6. Teen Checking account:
This account is for 13 17 year olds but it needs to be opened in conjunction with an adult. A Check card is offered and the adult can set a daily limit on the amount that can be purchased or withdrawn from a cash machine using the card.

There is no monthly service charge, which is great, and you get free online statements.
There’s also some nice additional features, which include:

– Wells Fargo Goal Savings account.
– 24/7 online access to manage your account.
– Account alerts, with information being sent by text message, email, or online.
– Free money management tools like My Spending Report and My Savings Plan to help develop basic budgeting skills.

I’m quite impressed by this account. It seems to offer 13 17 year olds quite a good introduction to personal finance with some nice safeguards and help tools.

Overall, I think the range of checking accounts that Wells Fargo offer adults is fairly mundane. If I had to choose, I would probably select the Basic Checking account as offering the best value. My rationale for this is that I would opt to keep my checking and savings accounts separate so wouldn’t necessarily want to have to have my savings account with Wells Fargo when there are probably better internet-only accounts that I could put my savings into.

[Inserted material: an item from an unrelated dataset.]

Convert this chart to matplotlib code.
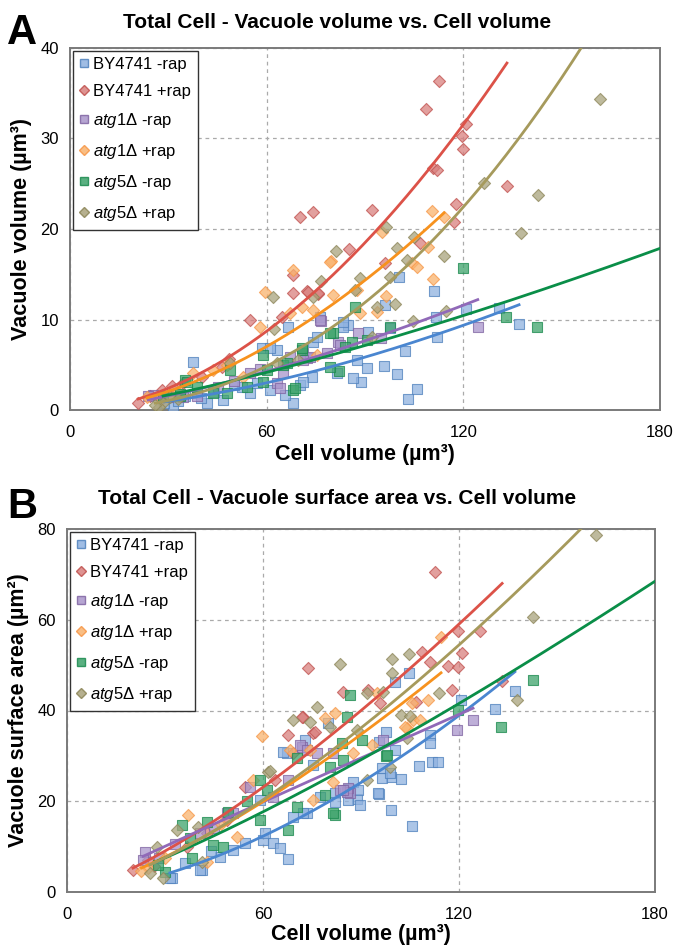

The Teen Checking account, though, looks good value and the Student account may be good too, depending on how competitive the overdraft offer is. This suggests that their strategy may be one of getting customers early and then counting on their ongoing loyalty. Not a bad strategy for a bank, provided that their service levels are high as it should be recognised that there are factors other than the quality of the accounts on offer that influence our choice of bank.